Ce fragment peut être interprété comme un contrepoids à ce que Pascal a écrit ailleurs sur le moi. S’il est mauvais de laisser libre cours à la tyrannie du moi, il ne faut pas en revanche tomber dans le mépris et la haine de soi.

Laf. 597, Sel.494. Le moi est haïssable. Vous Miton le couvrez, vous ne l’ôtez point pour cela. Vous êtes donc toujours haïssable. Point, car en agissant comme nous faisons obligeamment pour tout le monde on n’a plus sujet de nous haïr. Cela est vrai, si on ne haïssait dans le moi que le déplaisir qui nous en revient. Mais si je le hais parce qu’il est injuste qu’il se fait centre de tout, je le haïrai toujours. En un mot le moi a deux qualités. Il est injuste en soi en ce qu’il se fait centre de tout. Il est incommode aux autres en ce qu’il les veut asservir, car chaque moi est l’ennemi et voudrait être le tyran de tous les autres. Vous en ôtez l’incommodité, mais non pas l’injustice. Et ainsi vous ne le rendez pas aimable à ceux qui en haïssent l’injustice. Vous ne le rendez aimable qu’aux injustes qui n’y trouvent plus leur ennemi. Et ainsi vous demeurez injuste, et ne pouvez plaire qu’aux injustes.

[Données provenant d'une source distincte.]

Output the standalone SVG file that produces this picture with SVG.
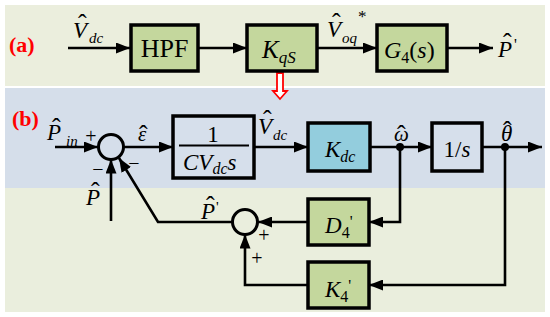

C’est en ce sens que le scepticisme conduit à la conscience excessive de la misère, au mépris et à la haine de soi et au désespoir. Le discours que Pascal prête à l’incrédule dans le fragment Preuves par discours II (Laf. 427, Sel. 681), trahit une indifférence à soi-même qui est un premier pas en ce sens.

Contrariétés 6 (Laf. 123, Sel. 156). Contradiction, mépris de notre être, mourir pour rien, haine de notre être.

La liasse Morale chrétienne montre comment le moi peut tenir dans le corps mystique une place qui répond au respect que l’on se doit à soi-même.